* _The task_: Lines holding the string "using" are the ones to copy; find them all in the data.

* _Exercise data_:
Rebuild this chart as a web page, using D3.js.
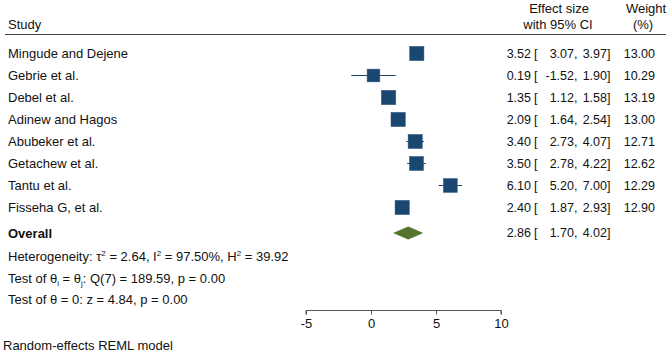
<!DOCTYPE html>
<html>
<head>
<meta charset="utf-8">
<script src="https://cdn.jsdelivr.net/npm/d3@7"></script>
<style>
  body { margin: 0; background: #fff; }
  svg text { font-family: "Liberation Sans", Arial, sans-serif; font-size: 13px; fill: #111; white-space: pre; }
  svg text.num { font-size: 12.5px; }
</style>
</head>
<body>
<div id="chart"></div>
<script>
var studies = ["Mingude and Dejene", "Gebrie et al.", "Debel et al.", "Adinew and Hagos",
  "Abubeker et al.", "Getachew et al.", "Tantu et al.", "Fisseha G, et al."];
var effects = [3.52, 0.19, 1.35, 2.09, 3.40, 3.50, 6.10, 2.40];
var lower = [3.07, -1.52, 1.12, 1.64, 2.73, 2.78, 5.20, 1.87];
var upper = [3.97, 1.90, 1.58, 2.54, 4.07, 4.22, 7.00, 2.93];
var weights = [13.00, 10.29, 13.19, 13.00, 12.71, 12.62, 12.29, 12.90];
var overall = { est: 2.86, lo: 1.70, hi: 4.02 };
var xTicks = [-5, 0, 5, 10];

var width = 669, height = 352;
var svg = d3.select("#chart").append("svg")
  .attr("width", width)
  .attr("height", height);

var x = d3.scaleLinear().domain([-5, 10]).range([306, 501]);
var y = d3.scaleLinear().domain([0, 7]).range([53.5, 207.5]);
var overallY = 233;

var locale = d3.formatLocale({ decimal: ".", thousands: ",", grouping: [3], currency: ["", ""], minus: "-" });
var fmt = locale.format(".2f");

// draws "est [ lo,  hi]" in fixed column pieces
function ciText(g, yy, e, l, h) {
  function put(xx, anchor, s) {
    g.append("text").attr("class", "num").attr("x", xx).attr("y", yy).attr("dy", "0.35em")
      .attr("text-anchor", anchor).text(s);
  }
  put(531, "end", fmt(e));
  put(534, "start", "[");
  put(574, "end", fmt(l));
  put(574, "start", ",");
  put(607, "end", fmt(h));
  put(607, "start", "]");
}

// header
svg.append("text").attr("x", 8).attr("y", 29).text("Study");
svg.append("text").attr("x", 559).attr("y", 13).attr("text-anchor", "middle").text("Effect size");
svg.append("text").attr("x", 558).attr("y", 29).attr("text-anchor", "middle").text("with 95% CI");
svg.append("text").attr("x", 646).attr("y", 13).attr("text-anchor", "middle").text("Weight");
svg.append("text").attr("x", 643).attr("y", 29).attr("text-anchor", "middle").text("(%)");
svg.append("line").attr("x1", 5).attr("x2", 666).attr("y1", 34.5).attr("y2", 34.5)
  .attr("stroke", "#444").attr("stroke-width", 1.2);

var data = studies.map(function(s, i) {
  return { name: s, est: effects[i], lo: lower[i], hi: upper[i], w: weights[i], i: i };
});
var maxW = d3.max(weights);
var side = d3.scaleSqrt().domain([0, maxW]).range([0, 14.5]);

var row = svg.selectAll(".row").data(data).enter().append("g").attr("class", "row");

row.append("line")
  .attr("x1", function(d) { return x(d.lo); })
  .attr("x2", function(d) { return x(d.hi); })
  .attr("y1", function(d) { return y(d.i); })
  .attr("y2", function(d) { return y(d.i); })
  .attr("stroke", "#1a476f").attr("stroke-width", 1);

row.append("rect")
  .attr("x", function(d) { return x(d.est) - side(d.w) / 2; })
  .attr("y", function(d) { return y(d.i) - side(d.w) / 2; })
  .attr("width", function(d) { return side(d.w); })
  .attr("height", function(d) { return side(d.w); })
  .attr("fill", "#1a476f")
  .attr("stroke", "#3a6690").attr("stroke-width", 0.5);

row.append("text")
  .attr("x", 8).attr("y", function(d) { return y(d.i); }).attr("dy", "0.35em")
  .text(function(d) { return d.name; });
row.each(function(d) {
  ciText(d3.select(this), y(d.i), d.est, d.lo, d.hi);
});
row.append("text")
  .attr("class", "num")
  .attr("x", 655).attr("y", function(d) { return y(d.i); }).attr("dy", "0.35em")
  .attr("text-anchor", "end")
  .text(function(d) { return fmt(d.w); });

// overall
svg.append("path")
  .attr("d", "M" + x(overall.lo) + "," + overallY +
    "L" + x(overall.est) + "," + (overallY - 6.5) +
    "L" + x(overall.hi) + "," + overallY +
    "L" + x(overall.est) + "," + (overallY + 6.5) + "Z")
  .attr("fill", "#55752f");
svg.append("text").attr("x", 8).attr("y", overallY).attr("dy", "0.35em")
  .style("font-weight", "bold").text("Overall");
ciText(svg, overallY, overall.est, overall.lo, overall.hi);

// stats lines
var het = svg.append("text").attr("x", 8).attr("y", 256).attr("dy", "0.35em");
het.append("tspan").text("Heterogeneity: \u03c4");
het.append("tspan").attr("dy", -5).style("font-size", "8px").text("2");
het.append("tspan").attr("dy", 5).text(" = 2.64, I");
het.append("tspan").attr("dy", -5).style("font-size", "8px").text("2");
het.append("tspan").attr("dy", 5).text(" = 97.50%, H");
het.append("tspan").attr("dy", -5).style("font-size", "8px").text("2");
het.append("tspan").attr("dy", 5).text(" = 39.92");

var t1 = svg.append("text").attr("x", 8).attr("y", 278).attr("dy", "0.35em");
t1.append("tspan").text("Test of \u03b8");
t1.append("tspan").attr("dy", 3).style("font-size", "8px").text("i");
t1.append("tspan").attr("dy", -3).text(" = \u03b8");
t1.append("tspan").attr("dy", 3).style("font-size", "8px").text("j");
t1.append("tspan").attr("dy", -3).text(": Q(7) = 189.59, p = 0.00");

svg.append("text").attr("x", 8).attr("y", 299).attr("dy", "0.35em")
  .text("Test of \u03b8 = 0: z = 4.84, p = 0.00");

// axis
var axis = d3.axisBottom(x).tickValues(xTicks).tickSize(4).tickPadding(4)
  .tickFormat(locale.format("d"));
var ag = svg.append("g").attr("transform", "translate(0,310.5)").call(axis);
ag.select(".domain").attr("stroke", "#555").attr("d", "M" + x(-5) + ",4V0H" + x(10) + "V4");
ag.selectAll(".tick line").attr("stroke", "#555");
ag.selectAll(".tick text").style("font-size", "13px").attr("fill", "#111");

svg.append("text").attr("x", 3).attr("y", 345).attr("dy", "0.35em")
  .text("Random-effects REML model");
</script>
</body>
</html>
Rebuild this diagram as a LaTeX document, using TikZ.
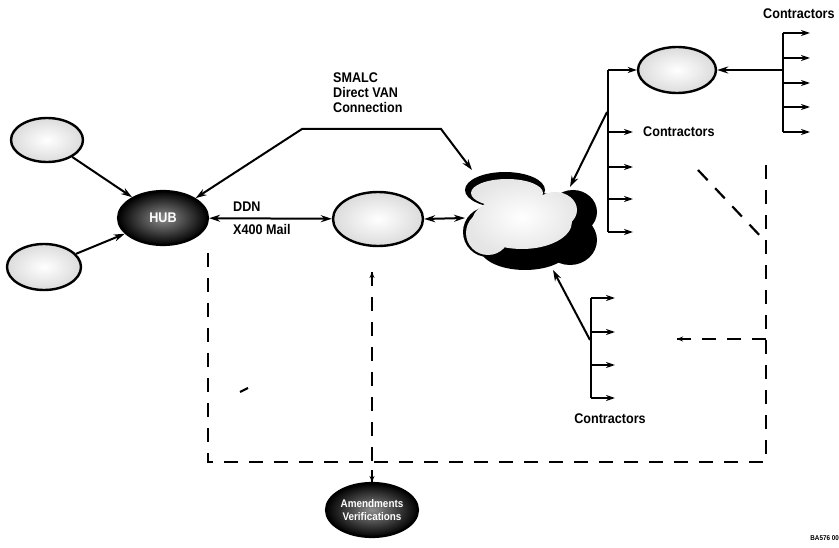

* _Task result_:
Rebuild this chart as a web page, using D3.js.
Rebuild this diagram as a LaTeX document, using TikZ.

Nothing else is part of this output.